- Born: Ronald Stanton Duman February 6, 1954 Ebensburg, Pennsylvania, U.S.
- Died: February 1, 2020 (aged 65) Guilford, Connecticut, U.S.
- Education: College of William & Mary University of Texas Health Science Center at Houston
- Occupation: Neuroscientist

= Ronald Duman =

American medical academic

Ronald Stanton Duman (February 6, 1954 – February 1, 2020) was an American Professor of Psychiatry and Pharmacology Director, Division of Molecular Psychiatry and Abraham Ribicoff Research Facilities at Yale University.

==Education==
Duman graduated from the College of William & Mary (where he played varsity football as a middle linebacker) in 1976. He received his Ph.D. from the University of Texas Health Science Center at Houston (UTHealth) in 1985.

==Career==
Ron Duman's research centered around the biological mechanisms behind antidepressants. In his landmark 1995 paper, he discovered that antidepressants increase the gene expression of Brain-Derived Neurotrophic Factor, or (BDNF) in the hippocampus.
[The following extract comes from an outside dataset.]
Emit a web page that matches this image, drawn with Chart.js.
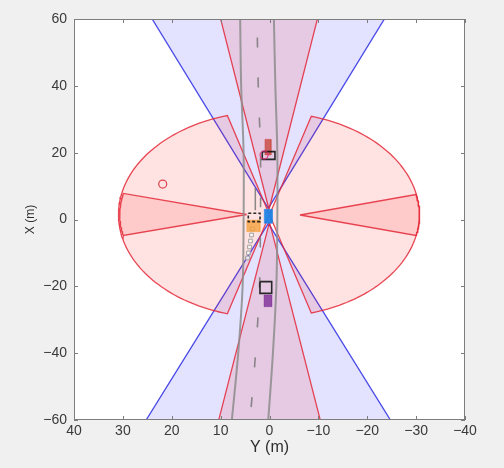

In a later paper he discovered that the downstream effect of BDNF is to increase neurogenesis or the formation of new neurons in the dentate gyrus of the hippocampus.

The results of this work led him to formulate the hypothesis that depression is caused by a decrease in hippocampal neurogenesis caused by elevated cortisol levels.

==Death==
Ronald Duman died on February 1, 2020, at the age of 65 while hiking in Guilford, Connecticut.